I do my best thinking in the morning and in the final stretch of the workday. I block those times for creative work.

Mental energy isn’t just about when, but how.

The environment is not as important to me as the lack of distraction. I can work in a coffee shop with people all around me and do good work. I don’t know them. In my home office, I can be distracted by an unexpected sound outside my window. Even now, my wife is playing the piano on the other side of the wall. No big deal, I’m used to it, and it’s pretty. But if she slams the lid on her finger, this writing is all over.

2. Physical energy

Author Ron Mehl wrote of a time he visited a new friend at his bowling alley:

It seems that every couple of weeks, this particular bowling establishment removed all of their bowling pins from service and put them on a shelf, alternating them with another full set of bowling pins out of storage. And do you know why they do this?

So that the bowling pins could rest.

"Come on," I told my new friend, “Bowling pins need to rest?”

He swore it was true. They apparently discovered that if the wooden pins don’t “rest”, they lose their vitality, and won’t bounce around as much or be as “alive”. All of that flipping and knocking around works as hardship on the pins, it seems, and eventually takes its toll. But if you give them a week off and set them in a corner, they’ll come back stronger with more life than ever.
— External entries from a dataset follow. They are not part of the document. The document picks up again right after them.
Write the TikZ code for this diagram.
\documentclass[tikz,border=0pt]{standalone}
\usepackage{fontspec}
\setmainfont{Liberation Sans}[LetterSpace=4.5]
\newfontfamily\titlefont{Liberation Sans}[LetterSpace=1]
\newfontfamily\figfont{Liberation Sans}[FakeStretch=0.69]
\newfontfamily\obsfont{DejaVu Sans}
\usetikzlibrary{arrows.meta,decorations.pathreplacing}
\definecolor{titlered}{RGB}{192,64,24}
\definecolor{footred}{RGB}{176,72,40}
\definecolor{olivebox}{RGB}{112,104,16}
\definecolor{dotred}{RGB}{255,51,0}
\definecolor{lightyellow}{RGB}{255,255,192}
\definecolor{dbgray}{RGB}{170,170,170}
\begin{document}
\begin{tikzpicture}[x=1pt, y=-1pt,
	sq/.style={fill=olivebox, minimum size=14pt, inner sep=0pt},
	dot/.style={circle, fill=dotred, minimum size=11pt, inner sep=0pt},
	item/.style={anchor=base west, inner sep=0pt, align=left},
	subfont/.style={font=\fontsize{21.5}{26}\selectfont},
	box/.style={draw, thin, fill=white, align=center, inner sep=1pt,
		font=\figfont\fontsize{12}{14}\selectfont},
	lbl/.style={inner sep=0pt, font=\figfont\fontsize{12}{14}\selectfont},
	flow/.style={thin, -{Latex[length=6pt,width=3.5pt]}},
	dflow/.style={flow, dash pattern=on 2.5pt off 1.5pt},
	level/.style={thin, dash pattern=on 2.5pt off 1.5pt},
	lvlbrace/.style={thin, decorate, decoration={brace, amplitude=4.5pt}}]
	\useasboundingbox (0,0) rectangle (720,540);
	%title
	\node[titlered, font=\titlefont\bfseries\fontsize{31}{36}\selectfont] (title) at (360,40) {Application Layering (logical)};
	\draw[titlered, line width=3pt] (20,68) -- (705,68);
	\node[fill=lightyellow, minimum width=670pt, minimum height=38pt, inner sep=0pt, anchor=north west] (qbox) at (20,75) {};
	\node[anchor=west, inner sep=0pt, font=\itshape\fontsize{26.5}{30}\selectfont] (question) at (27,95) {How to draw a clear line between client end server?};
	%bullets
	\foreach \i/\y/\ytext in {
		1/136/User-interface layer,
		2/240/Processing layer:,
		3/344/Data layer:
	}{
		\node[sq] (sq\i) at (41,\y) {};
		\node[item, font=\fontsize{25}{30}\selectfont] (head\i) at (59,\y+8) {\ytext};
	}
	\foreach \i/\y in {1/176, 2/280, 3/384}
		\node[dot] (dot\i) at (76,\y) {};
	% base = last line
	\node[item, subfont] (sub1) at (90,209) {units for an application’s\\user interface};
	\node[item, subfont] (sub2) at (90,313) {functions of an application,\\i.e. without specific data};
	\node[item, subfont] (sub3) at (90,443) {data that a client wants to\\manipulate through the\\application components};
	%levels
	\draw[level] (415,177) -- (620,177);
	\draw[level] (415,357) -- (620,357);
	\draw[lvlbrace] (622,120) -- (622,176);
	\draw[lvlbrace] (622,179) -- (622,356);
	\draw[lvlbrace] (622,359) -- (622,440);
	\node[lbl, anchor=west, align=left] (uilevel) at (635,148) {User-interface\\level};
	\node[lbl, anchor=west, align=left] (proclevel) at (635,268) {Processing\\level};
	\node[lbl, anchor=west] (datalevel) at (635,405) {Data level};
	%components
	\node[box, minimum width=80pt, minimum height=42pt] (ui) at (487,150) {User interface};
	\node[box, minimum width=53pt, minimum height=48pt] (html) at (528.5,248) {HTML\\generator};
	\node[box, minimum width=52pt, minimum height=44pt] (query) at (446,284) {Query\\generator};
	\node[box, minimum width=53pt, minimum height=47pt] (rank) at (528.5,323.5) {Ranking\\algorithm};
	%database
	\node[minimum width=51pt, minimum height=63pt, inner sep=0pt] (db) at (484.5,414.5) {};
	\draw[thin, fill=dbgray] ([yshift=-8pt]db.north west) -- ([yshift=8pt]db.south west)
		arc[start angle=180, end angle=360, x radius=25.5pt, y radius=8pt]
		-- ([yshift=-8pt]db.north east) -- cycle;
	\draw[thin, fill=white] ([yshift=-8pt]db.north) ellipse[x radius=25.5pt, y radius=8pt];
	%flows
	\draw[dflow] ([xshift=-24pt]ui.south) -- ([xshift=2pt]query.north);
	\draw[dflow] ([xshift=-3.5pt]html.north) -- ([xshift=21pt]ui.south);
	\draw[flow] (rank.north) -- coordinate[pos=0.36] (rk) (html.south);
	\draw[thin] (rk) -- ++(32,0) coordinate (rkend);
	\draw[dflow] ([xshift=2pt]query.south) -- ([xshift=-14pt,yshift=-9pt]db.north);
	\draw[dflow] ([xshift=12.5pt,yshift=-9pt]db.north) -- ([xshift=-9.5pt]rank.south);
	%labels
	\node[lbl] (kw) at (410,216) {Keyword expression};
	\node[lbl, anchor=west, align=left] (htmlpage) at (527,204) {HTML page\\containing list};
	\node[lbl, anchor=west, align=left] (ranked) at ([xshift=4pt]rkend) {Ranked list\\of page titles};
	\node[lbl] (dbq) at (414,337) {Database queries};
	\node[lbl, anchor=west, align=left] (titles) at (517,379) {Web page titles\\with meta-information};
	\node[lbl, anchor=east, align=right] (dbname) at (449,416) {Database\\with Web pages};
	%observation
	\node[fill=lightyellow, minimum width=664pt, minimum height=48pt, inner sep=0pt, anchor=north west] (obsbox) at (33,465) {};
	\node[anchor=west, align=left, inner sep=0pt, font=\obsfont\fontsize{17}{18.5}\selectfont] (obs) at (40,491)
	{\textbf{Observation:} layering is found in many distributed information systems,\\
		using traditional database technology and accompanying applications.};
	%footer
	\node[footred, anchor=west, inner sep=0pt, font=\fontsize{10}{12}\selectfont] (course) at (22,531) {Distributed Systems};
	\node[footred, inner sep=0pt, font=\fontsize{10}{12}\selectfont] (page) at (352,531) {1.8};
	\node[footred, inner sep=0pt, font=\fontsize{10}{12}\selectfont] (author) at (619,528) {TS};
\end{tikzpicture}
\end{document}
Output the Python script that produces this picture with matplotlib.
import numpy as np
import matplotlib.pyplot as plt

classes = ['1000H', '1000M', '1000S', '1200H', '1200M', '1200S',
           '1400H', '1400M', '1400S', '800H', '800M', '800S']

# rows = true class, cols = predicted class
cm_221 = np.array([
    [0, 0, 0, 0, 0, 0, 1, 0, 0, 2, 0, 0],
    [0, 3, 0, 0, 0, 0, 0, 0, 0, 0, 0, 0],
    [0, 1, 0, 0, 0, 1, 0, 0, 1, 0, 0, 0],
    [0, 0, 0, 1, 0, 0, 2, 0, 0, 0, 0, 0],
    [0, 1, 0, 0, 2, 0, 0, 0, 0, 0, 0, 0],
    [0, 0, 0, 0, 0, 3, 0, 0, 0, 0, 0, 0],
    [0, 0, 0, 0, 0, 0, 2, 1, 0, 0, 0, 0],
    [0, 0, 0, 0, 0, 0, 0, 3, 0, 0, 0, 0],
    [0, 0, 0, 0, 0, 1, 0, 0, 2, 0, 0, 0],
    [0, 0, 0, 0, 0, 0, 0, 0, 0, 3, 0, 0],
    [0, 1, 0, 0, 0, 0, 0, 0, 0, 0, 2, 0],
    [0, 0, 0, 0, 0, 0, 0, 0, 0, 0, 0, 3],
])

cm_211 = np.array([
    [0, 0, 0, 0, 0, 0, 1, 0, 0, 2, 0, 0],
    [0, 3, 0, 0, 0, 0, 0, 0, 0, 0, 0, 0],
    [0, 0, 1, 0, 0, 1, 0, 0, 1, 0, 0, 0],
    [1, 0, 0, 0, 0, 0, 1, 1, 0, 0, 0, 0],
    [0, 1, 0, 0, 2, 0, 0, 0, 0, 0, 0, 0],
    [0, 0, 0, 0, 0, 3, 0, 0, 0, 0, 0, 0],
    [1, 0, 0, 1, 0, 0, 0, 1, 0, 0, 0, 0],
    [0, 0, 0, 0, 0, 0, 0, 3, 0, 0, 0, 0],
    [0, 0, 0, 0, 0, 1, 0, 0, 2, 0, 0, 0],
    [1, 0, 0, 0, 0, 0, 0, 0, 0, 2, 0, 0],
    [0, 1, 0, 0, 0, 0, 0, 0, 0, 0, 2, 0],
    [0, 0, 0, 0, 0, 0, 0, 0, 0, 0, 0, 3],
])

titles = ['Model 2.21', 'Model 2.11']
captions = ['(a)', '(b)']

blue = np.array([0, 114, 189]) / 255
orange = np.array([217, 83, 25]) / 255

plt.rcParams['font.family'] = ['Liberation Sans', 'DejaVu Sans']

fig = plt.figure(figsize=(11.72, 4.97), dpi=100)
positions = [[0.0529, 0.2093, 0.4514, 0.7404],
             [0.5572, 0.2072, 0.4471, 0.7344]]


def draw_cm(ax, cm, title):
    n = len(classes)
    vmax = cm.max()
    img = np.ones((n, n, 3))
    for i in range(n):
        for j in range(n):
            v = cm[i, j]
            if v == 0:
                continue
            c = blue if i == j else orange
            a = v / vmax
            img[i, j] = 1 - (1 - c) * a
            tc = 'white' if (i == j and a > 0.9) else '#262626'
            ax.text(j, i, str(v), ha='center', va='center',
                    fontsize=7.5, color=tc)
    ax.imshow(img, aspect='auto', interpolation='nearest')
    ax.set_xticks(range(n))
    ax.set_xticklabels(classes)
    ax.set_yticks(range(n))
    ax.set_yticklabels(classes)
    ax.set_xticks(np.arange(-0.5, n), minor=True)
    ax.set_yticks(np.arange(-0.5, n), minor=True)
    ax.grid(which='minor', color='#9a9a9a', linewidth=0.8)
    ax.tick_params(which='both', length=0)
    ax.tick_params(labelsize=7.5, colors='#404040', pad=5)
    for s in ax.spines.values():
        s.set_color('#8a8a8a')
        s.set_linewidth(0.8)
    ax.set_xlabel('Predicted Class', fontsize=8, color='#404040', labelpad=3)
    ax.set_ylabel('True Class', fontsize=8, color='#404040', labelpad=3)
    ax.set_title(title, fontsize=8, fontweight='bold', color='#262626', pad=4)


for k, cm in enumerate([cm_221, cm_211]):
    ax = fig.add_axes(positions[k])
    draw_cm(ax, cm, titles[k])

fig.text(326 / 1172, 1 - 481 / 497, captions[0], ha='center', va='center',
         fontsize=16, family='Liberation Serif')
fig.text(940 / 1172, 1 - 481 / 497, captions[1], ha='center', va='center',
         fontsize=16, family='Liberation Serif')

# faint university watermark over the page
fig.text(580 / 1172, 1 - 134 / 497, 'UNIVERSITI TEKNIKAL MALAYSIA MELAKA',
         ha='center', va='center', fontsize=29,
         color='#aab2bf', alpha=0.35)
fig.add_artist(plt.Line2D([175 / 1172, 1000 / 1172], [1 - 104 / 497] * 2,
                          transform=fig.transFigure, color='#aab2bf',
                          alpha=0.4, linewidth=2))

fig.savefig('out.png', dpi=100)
Sometimes I feel like one of those bowling pins.

Rest. Nutrition. Movement. They are the big three that feed physical energy. Do you know how your team is doing with these?

3. Emotional energy

I am a positive person. I’m an off-the-chart optimist. And I can be a victim of negativity.
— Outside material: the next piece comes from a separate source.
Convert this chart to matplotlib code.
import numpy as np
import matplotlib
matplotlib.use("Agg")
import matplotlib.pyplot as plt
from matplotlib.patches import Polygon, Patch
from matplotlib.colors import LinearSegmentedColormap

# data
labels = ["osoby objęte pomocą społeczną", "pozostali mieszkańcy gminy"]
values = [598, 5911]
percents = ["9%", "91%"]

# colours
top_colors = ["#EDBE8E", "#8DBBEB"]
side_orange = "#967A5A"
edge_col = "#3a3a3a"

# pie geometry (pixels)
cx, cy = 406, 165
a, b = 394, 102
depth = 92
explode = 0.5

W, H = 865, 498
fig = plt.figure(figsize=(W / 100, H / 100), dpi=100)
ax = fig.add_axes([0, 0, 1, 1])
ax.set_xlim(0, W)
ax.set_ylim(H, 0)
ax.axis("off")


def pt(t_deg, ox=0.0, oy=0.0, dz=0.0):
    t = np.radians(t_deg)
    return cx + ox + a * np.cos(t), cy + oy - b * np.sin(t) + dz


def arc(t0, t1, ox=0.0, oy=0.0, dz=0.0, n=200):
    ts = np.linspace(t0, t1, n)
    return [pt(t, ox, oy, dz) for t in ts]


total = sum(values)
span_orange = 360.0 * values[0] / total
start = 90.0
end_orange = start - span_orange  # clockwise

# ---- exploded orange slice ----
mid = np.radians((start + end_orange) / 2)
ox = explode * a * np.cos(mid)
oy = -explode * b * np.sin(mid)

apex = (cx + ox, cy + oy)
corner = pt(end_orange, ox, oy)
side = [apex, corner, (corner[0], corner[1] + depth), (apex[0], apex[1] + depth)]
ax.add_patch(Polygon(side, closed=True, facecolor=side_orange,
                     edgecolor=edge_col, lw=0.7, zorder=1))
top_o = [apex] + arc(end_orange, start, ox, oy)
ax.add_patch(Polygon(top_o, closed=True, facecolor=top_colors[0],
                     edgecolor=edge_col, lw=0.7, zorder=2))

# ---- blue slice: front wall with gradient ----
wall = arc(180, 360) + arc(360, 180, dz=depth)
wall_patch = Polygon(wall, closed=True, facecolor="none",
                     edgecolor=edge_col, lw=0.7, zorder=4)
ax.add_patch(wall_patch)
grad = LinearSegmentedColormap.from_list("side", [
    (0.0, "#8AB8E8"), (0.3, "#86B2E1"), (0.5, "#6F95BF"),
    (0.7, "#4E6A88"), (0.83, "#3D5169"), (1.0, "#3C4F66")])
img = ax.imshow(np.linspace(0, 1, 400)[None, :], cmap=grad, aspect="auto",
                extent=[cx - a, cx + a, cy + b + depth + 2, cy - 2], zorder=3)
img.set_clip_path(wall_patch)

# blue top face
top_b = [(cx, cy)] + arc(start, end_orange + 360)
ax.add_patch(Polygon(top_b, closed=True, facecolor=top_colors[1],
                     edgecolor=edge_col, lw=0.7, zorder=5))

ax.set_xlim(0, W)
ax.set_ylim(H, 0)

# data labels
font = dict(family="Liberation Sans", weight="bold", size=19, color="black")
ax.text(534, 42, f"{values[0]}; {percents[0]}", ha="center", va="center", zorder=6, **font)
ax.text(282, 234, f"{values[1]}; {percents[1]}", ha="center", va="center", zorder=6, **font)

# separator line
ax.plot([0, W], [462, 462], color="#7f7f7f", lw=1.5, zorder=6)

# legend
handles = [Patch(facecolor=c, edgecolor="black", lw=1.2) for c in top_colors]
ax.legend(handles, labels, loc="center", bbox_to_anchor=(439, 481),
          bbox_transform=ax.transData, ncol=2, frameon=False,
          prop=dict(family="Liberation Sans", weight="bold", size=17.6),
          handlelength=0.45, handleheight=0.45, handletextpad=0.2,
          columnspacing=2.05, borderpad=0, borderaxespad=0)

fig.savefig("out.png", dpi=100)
I’m the kind of guy that will replay a conversation that went bad; often, I will have arguments in my head, which I always win, but do nothing to alleviate my blood pressure. I don’t mind problems; they can be solved. But negativity lingers.

Because of this, and because negative situations cannot always be avoided, I don’t schedule creative blocks before or after what I know might be a negative situation. The call to make, the tough email response to give, the evaluation that will involve a hard conversation - never before or after my productive blocks.

You and your team want to succeed, want to do good work, want to knock it out of the park. Desire is not the problem. Demands are. Distractions are. Daily details are. And all those seem to be heightened concerns in our new work model.

But they are small fish. You are a sea giant. Don’t be lured.